Data section >>
= = = =
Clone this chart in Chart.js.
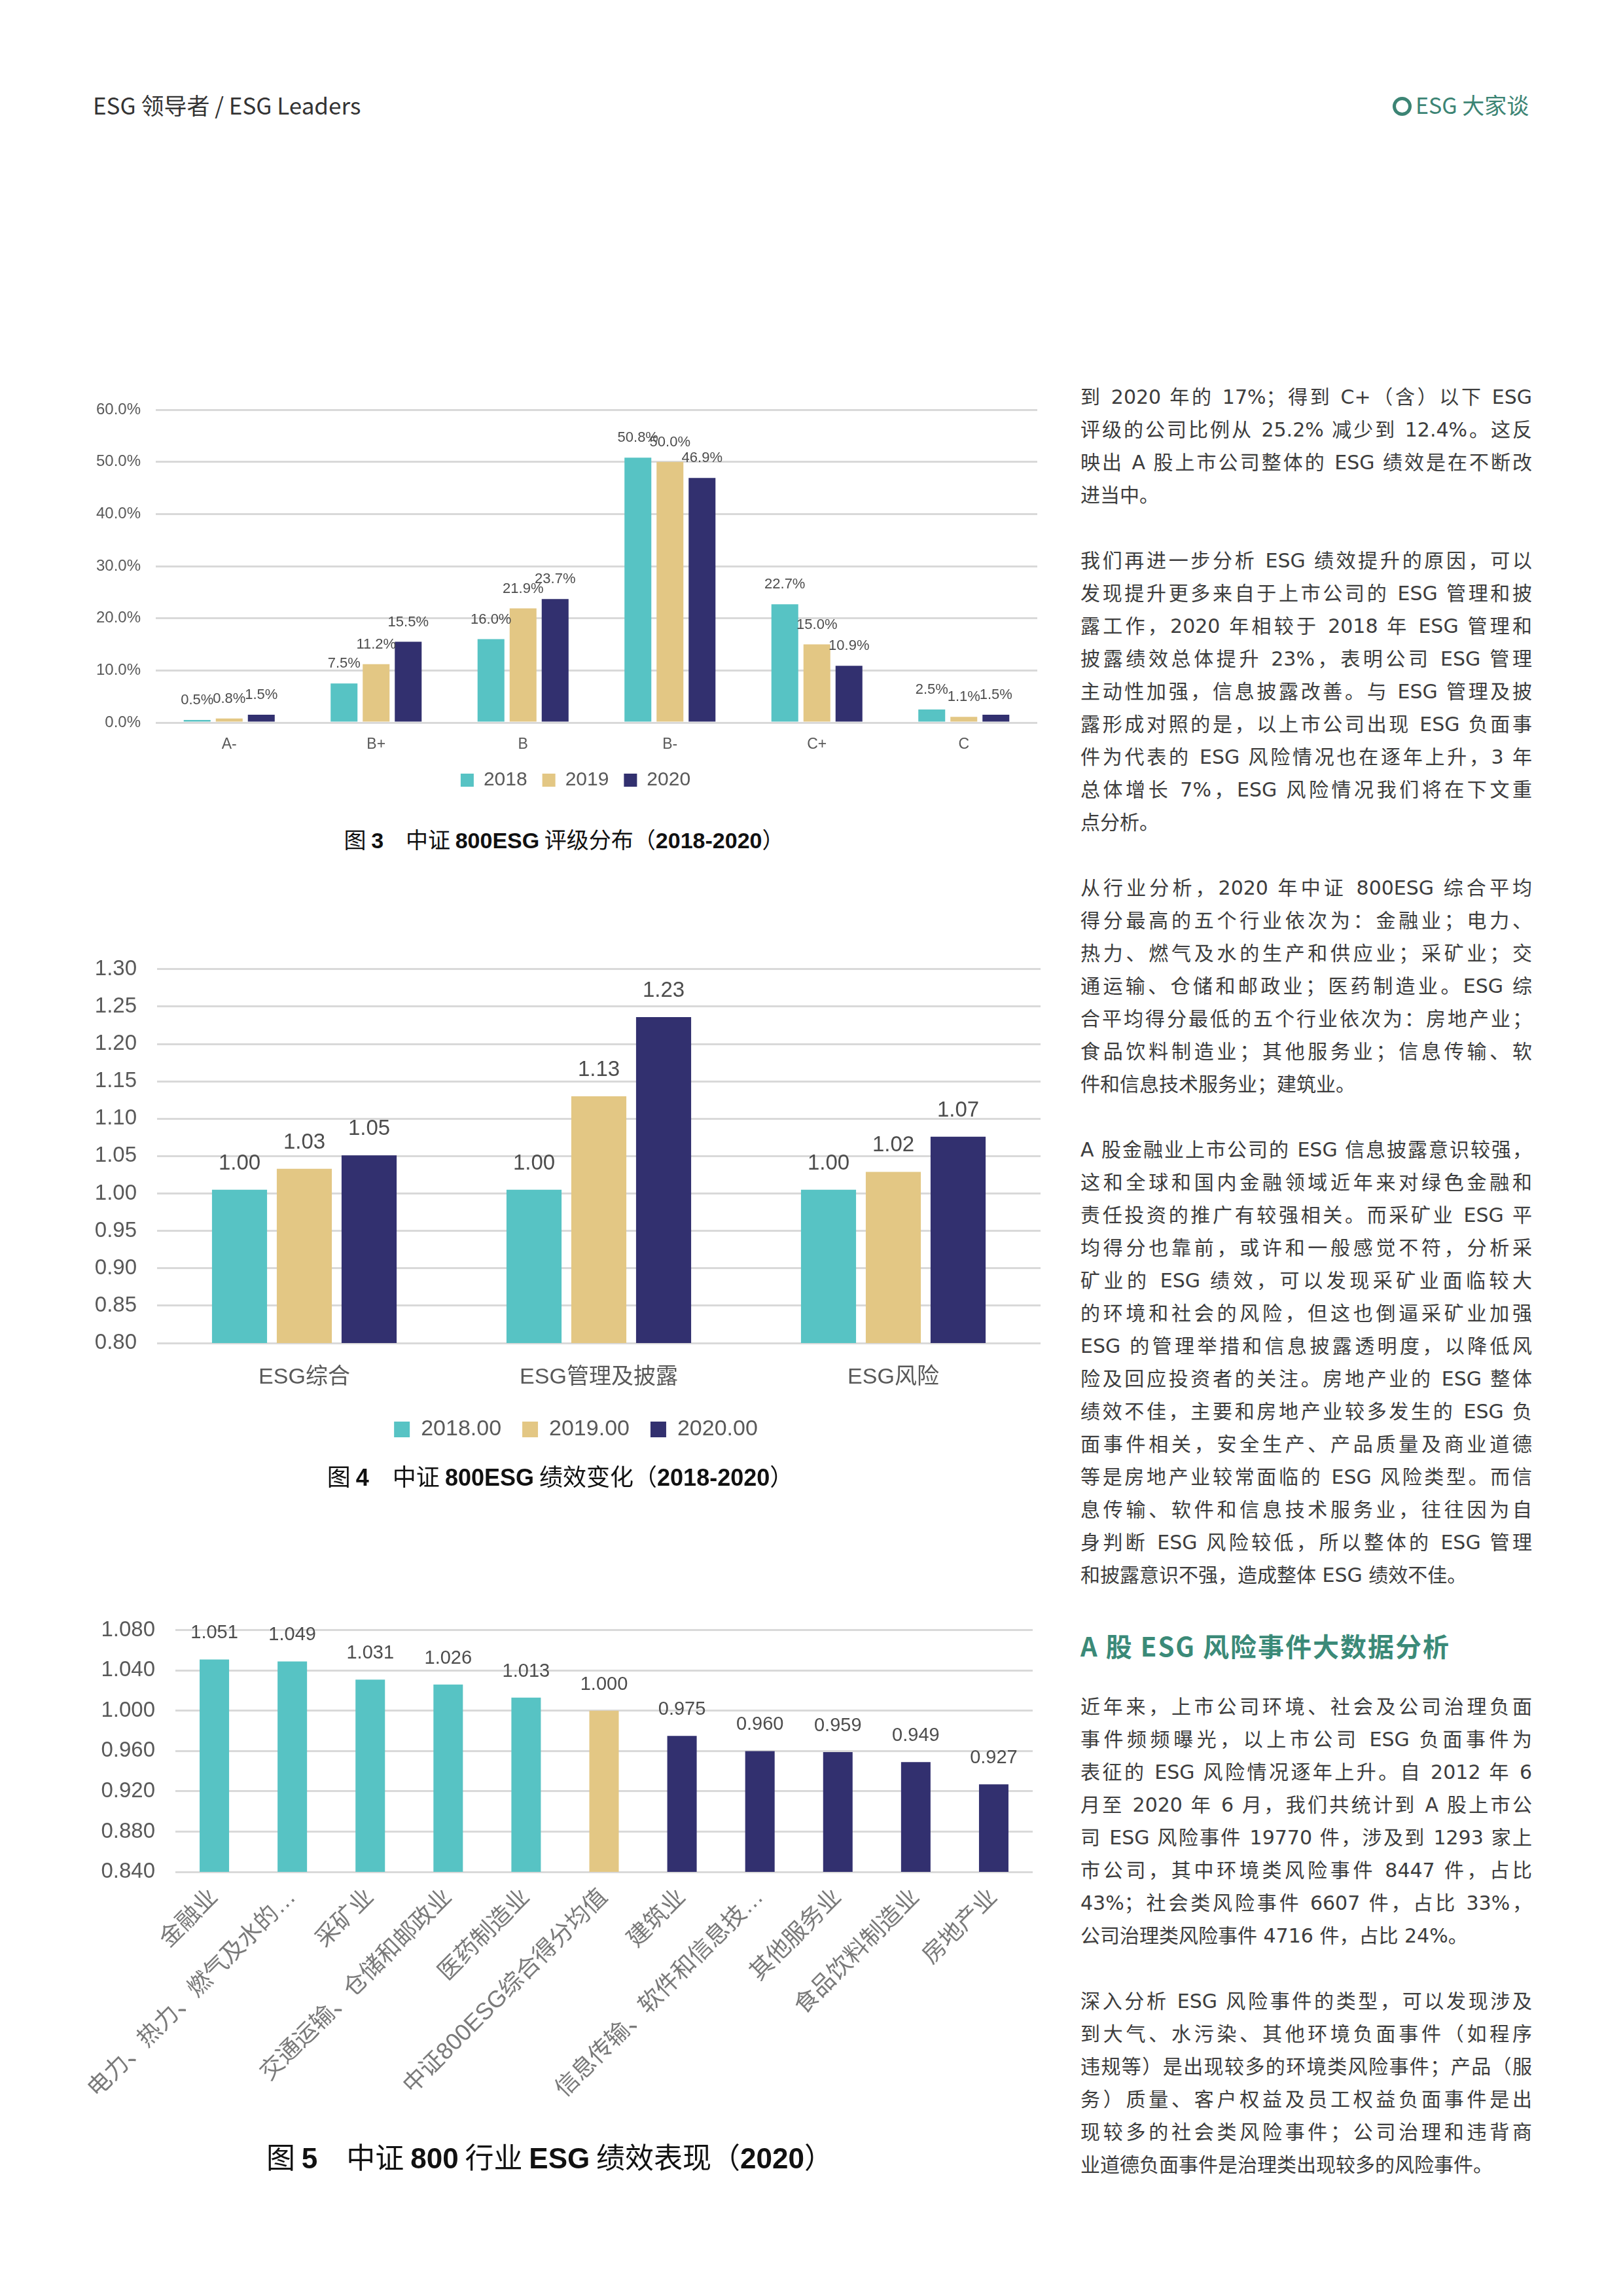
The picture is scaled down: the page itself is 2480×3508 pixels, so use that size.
<!DOCTYPE html>
<html lang="zh-CN">
<head>
<meta charset="utf-8">
<title>ESG 领导者 / ESG Leaders</title>
<script src="https://cdn.jsdelivr.net/npm/chart.js@4.4.0/dist/chart.umd.min.js"></script>
<style>
  html, body { margin: 0; padding: 0; background: #fff; }
  #page { position: relative; width: 2480px; height: 3508px; overflow: hidden; font-family: 'Noto Sans CJK SC', sans-serif; color: #3a3a3a; }
  canvas { position: absolute; }
  .hdr { position: absolute; top: 137px; font-size: 35px; line-height: 46px; white-space: nowrap; }
  .hdr.left { left: 142px; color: #333; }
  .hdr.right { left: 2128px; color: #3c8474; font-size: 34px; }
  .ring { display: inline-block; width: 19px; height: 19px; border: 5px solid #3c8474; border-radius: 50%; vertical-align: -3px; margin-right: 6px; }
  .cap { position: absolute; width: 1400px; text-align: center; color: #111; white-space: nowrap; }
  .cap b { font-family: 'Liberation Sans Narrow', 'Liberation Sans', sans-serif; font-weight: 700; }
  .para { position: absolute; left: 1651px; width: 690px; font-size: 30px; font-family: 'DejaVu Sans', 'Noto Sans CJK SC', sans-serif; color: #3d3d3d; }
  .para div { height: 50px; line-height: 50px; }
  .para .j { text-align: justify; text-align-last: justify; }
  .head { position: absolute; left: 1651px; top: 2486px; font-size: 40px; line-height: 56px; font-weight: 700; color: #3b8a78; letter-spacing: 2px; white-space: nowrap; }
</style>
</head>
<body>
<div id="page">
  <div class="hdr left">ESG 领导者 / ESG Leaders</div>
  <div class="hdr right"><span class="ring"></span>ESG 大家谈</div>

  <canvas id="gradeChart" style="left:130px; top:560px;" width="1455" height="680"></canvas>
  <div class="cap" style="left:162px; top:1258px; font-size:34px; line-height:48px;">图 <b>3</b>&emsp;中证 <b>800ESG</b> 评级分布（<b>2018-2020</b>）</div>

  <canvas id="scoreChart" style="left:130px; top:1430px;" width="1460" height="808"></canvas>
  <div class="cap" style="left:156px; top:2230px; font-size:36px; line-height:48px;">图 <b>4</b>&emsp;中证 <b>800ESG</b> 绩效变化（<b>2018-2020</b>）</div>

  <canvas id="industryChart" style="left:120px; top:2440px;" width="1480" height="830"></canvas>
  <div class="cap" style="left:140px; top:3264px; font-size:44px; line-height:60px;">图 <b>5</b>&emsp;中证 <b>800</b> 行业 <b>ESG</b> 绩效表现（<b>2020</b>）</div>

  <div class="para" style="top:582px;">
    <div class="j">到 2020 年的 17%；得到 C+（含）以下 ESG</div>
    <div class="j">评级的公司比例从 25.2% 减少到 12.4%。这反</div>
    <div class="j">映出 A 股上市公司整体的 ESG 绩效是在不断改</div>
    <div>进当中。</div>
  </div>
  <div class="para" style="top:832px;">
    <div class="j">我们再进一步分析 ESG 绩效提升的原因，可以</div>
    <div class="j">发现提升更多来自于上市公司的 ESG 管理和披</div>
    <div class="j">露工作，2020 年相较于 2018 年 ESG 管理和</div>
    <div class="j">披露绩效总体提升 23%，表明公司 ESG 管理</div>
    <div class="j">主动性加强，信息披露改善。与 ESG 管理及披</div>
    <div class="j">露形成对照的是，以上市公司出现 ESG 负面事</div>
    <div class="j">件为代表的 ESG 风险情况也在逐年上升，3 年</div>
    <div class="j">总体增长 7%，ESG 风险情况我们将在下文重</div>
    <div>点分析。</div>
  </div>
  <div class="para" style="top:1332px;">
    <div class="j">从行业分析，2020 年中证 800ESG 综合平均</div>
    <div class="j">得分最高的五个行业依次为：金融业；电力、</div>
    <div class="j">热力、燃气及水的生产和供应业；采矿业；交</div>
    <div class="j">通运输、仓储和邮政业；医药制造业。ESG 综</div>
    <div class="j">合平均得分最低的五个行业依次为：房地产业；</div>
    <div class="j">食品饮料制造业；其他服务业；信息传输、软</div>
    <div>件和信息技术服务业；建筑业。</div>
  </div>
  <div class="para" style="top:1732px;">
    <div class="j">A 股金融业上市公司的 ESG 信息披露意识较强，</div>
    <div class="j">这和全球和国内金融领域近年来对绿色金融和</div>
    <div class="j">责任投资的推广有较强相关。而采矿业 ESG 平</div>
    <div class="j">均得分也靠前，或许和一般感觉不符，分析采</div>
    <div class="j">矿业的 ESG 绩效，可以发现采矿业面临较大</div>
    <div class="j">的环境和社会的风险，但这也倒逼采矿业加强</div>
    <div class="j">ESG 的管理举措和信息披露透明度，以降低风</div>
    <div class="j">险及回应投资者的关注。房地产业的 ESG 整体</div>
    <div class="j">绩效不佳，主要和房地产业较多发生的 ESG 负</div>
    <div class="j">面事件相关，安全生产、产品质量及商业道德</div>
    <div class="j">等是房地产业较常面临的 ESG 风险类型。而信</div>
    <div class="j">息传输、软件和信息技术服务业，往往因为自</div>
    <div class="j">身判断 ESG 风险较低，所以整体的 ESG 管理</div>
    <div>和披露意识不强，造成整体 ESG 绩效不佳。</div>
  </div>
  <div class="head">A 股 ESG 风险事件大数据分析</div>
  <div class="para" style="top:2583px;">
    <div class="j">近年来，上市公司环境、社会及公司治理负面</div>
    <div class="j">事件频频曝光，以上市公司 ESG 负面事件为</div>
    <div class="j">表征的 ESG 风险情况逐年上升。自 2012 年 6</div>
    <div class="j">月至 2020 年 6 月，我们共统计到 A 股上市公</div>
    <div class="j">司 ESG 风险事件 19770 件，涉及到 1293 家上</div>
    <div class="j">市公司，其中环境类风险事件 8447 件，占比</div>
    <div class="j">43%；社会类风险事件 6607 件，占比 33%，</div>
    <div>公司治理类风险事件 4716 件，占比 24%。</div>
  </div>
  <div class="para" style="top:3033px;">
    <div class="j">深入分析 ESG 风险事件的类型，可以发现涉及</div>
    <div class="j">到大气、水污染、其他环境负面事件（如程序</div>
    <div class="j">违规等）是出现较多的环境类风险事件；产品（服</div>
    <div class="j">务）质量、客户权益及员工权益负面事件是出</div>
    <div class="j">现较多的社会类风险事件；公司治理和违背商</div>
    <div>业道德负面事件是治理类出现较多的风险事件。</div>
  </div>
</div>

<script>
// ---- 图3 评级分布 ----
const gradeLabels = ['A-', 'B+', 'B', 'B-', 'C+', 'C'];
const gradeYears = ['2018', '2019', '2020'];
const grade2018 = [0.5, 7.5, 16.0, 50.8, 22.7, 2.5];
const grade2019 = [0.8, 11.2, 21.9, 50.0, 15.0, 1.1];
const grade2020 = [1.5, 15.5, 23.7, 46.9, 10.9, 1.5];
const gradeTicks = [0, 10, 20, 30, 40, 50, 60];

// ---- 图4 绩效变化 ----
const scoreLabels = ['ESG综合', 'ESG管理及披露', 'ESG风险'];
const scoreYears = ['2018.00', '2019.00', '2020.00'];
const score2018 = [1.005, 1.005, 1.005];
const score2019 = [1.033, 1.130, 1.029];
const score2020 = [1.051, 1.236, 1.076];
const score2018Text = ['1.00', '1.00', '1.00'];
const score2019Text = ['1.03', '1.13', '1.02'];
const score2020Text = ['1.05', '1.23', '1.07'];
const scoreTicks = [0.80, 0.85, 0.90, 0.95, 1.00, 1.05, 1.10, 1.15, 1.20, 1.25, 1.30];

// ---- 图5 行业表现 ----
const industryLabels = ['金融业', '电力、热力、燃气及水的…', '采矿业', '交通运输、仓储和邮政业', '医药制造业',
  '中证800ESG综合得分均值', '建筑业', '信息传输、软件和信息技…', '其他服务业', '食品饮料制造业', '房地产业'];
const industryScores = [1.051, 1.049, 1.031, 1.026, 1.013, 1.000, 0.975, 0.960, 0.959, 0.949, 0.927];
const industryGroup = ['top', 'top', 'top', 'top', 'top', 'avg', 'low', 'low', 'low', 'low', 'low'];
const industryTicks = [0.840, 0.880, 0.920, 0.960, 1.000, 1.040, 1.080];

// 样式
const FONT = "'Liberation Sans', 'Noto Sans CJK SC', sans-serif";
const TEAL = '#57c3c4', GOLD = '#e3c784', NAVY = '#32306f';
const GRID = '#d9d9d9', TICK = '#595959', VALUE = '#4d4d4d';
const groupColor = { top: TEAL, avg: GOLD, low: NAVY };

// 数值标签插件
const valueLabels = {
    id: 'valueLabels',
    afterDatasetsDraw(chart, args, opts) {
        const ctx = chart.ctx;
        ctx.save();
        ctx.font = `${opts.size}px ${FONT}`;
        ctx.fillStyle = VALUE;
        ctx.textAlign = 'center';
        ctx.textBaseline = 'middle';
        chart.data.datasets.forEach((ds, i) => {
            chart.getDatasetMeta(i).data.forEach((bar, j) => {
                ctx.fillText(ds.valueText[j], bar.x, bar.y - opts.offset);
            });
        });
        ctx.restore();
    }
};

// 图例水平微调
const legendShift = {
    id: 'legendShift',
    afterLayout(chart, args, opts) {
        const lg = chart.legend;
        if (lg && opts.dx) {
            lg.left += opts.dx;
            lg.right += opts.dx;
        }
    }
};

function fixedTicks(values) {
    return axis => { axis.ticks = values.map(v => ({ value: v })); };
}

function yAxis(min, max, ticks, size, padding, width, digits, suffix) {
    return {
        min: min,
        max: max,
        afterBuildTicks: fixedTicks(ticks),
        grid: { color: GRID, lineWidth: 3, drawTicks: false },
        border: { display: false },
        ticks: {
            font: { family: FONT, size: size },
            color: TICK,
            padding: padding,
            callback: v => v.toFixed(digits) + suffix
        },
        afterFit: s => { s.width = width; }
    };
}

// 图3
new Chart(document.getElementById('gradeChart'), {
    type: 'bar',
    data: {
        labels: gradeLabels,
        datasets: [grade2018, grade2019, grade2020].map((d, i) => ({
            label: gradeYears[i],
            data: d,
            valueText: d.map(v => v.toFixed(1) + '%'),
            backgroundColor: [TEAL, GOLD, NAVY][i],
            categoryPercentage: 0.655,
            barPercentage: 0.837
        }))
    },
    options: {
        responsive: false,
        animation: false,
        devicePixelRatio: 1,
        layout: { padding: { left: 0, right: 0, top: 66, bottom: 23 } },
        scales: {
            x: {
                grid: { display: false },
                border: { display: false },
                ticks: { font: { family: FONT, size: 23 }, color: TICK, padding: 12 },
                afterFit: s => { s.height = 50; }
            },
            y: yAxis(0, 60, gradeTicks, 24, 23, 108, 1, '%')
        },
        plugins: {
            legend: {
                position: 'bottom',
                labels: { font: { family: FONT, size: 30 }, color: TICK, boxWidth: 20, boxHeight: 20, padding: 23 }
            },
            legendShift: { dx: 22 },
            tooltip: { enabled: false },
            valueLabels: { size: 22, offset: 30 }
        }
    },
    plugins: [valueLabels, legendShift]
});

// 图4
new Chart(document.getElementById('scoreChart'), {
    type: 'bar',
    data: {
        labels: scoreLabels,
        datasets: [score2018, score2019, score2020].map((d, i) => ({
            label: scoreYears[i],
            data: d,
            valueText: [score2018Text, score2019Text, score2020Text][i],
            backgroundColor: [TEAL, GOLD, NAVY][i],
            categoryPercentage: 0.66,
            barPercentage: 0.85
        }))
    },
    options: {
        responsive: false,
        animation: false,
        devicePixelRatio: 1,
        layout: { padding: { left: 0, right: 0, top: 50, bottom: 27 } },
        scales: {
            x: {
                grid: { display: false },
                border: { display: false },
                ticks: { font: { family: FONT, size: 34 }, color: TICK, padding: 24 },
                afterFit: s => { s.height = 83; }
            },
            y: yAxis(0.80, 1.30, scoreTicks, 33, 31, 110, 2, '')
        },
        plugins: {
            legend: {
                position: 'bottom',
                labels: { font: { family: FONT, size: 34 }, color: TICK, boxWidth: 24, boxHeight: 24, padding: 32 }
            },
            legendShift: { dx: 20 },
            tooltip: { enabled: false },
            valueLabels: { size: 33, offset: 40 }
        }
    },
    plugins: [valueLabels, legendShift]
});

// 图5
new Chart(document.getElementById('industryChart'), {
    type: 'bar',
    data: {
        labels: industryLabels,
        datasets: [{
            label: '2020',
            data: industryScores,
            valueText: industryScores.map(v => v.toFixed(3)),
            backgroundColor: industryGroup.map(g => groupColor[g]),
            categoryPercentage: 1,
            barPercentage: 0.378
        }]
    },
    options: {
        responsive: false,
        animation: false,
        devicePixelRatio: 1,
        layout: { padding: { left: 0, right: 22, top: 48, bottom: 10 } },
        scales: {
            x: {
                grid: { display: false },
                border: { display: false },
                ticks: {
                    font: { family: FONT, size: 36 },
                    color: '#7a7a7a',
                    padding: 10,
                    autoSkip: false,
                    minRotation: 45,
                    maxRotation: 45
                },
                afterFit: s => { s.height = 400; }
            },
            y: yAxis(0.84, 1.08, industryTicks, 33, 31, 148, 3, '')
        },
        plugins: {
            legend: { display: false },
            tooltip: { enabled: false },
            valueLabels: { size: 29, offset: 40 }
        }
    },
    plugins: [valueLabels]
});
</script>
</body>
</html>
= = = =
Brief >> Leave out the pictures and repeat exactly the lines from the start of the material through the line that contains "<b>3</b>&emsp;中证 <b>800ESG</b> 评级分布（<b>2018-2020</b>）</div>", both included.

Solution >>
Clone this chart in Chart.js.
The picture is scaled down: the page itself is 2480×3508 pixels, so use that size.
<!DOCTYPE html>
<html lang="zh-CN">
<head>
<meta charset="utf-8">
<title>ESG 领导者 / ESG Leaders</title>
<script src="https://cdn.jsdelivr.net/npm/chart.js@4.4.0/dist/chart.umd.min.js"></script>
<style>
  html, body { margin: 0; padding: 0; background: #fff; }
  #page { position: relative; width: 2480px; height: 3508px; overflow: hidden; font-family: 'Noto Sans CJK SC', sans-serif; color: #3a3a3a; }
  canvas { position: absolute; }
  .hdr { position: absolute; top: 137px; font-size: 35px; line-height: 46px; white-space: nowrap; }
  .hdr.left { left: 142px; color: #333; }
  .hdr.right { left: 2128px; color: #3c8474; font-size: 34px; }
  .ring { display: inline-block; width: 19px; height: 19px; border: 5px solid #3c8474; border-radius: 50%; vertical-align: -3px; margin-right: 6px; }
  .cap { position: absolute; width: 1400px; text-align: center; color: #111; white-space: nowrap; }
  .cap b { font-family: 'Liberation Sans Narrow', 'Liberation Sans', sans-serif; font-weight: 700; }
  .para { position: absolute; left: 1651px; width: 690px; font-size: 30px; font-family: 'DejaVu Sans', 'Noto Sans CJK SC', sans-serif; color: #3d3d3d; }
  .para div { height: 50px; line-height: 50px; }
  .para .j { text-align: justify; text-align-last: justify; }
  .head { position: absolute; left: 1651px; top: 2486px; font-size: 40px; line-height: 56px; font-weight: 700; color: #3b8a78; letter-spacing: 2px; white-space: nowrap; }
</style>
</head>
<body>
<div id="page">
  <div class="hdr left">ESG 领导者 / ESG Leaders</div>
  <div class="hdr right"><span class="ring"></span>ESG 大家谈</div>

  <canvas id="gradeChart" style="left:130px; top:560px;" width="1455" height="680"></canvas>
  <div class="cap" style="left:162px; top:1258px; font-size:34px; line-height:48px;">图 <b>3</b>&emsp;中证 <b>800ESG</b> 评级分布（<b>2018-2020</b>）</div>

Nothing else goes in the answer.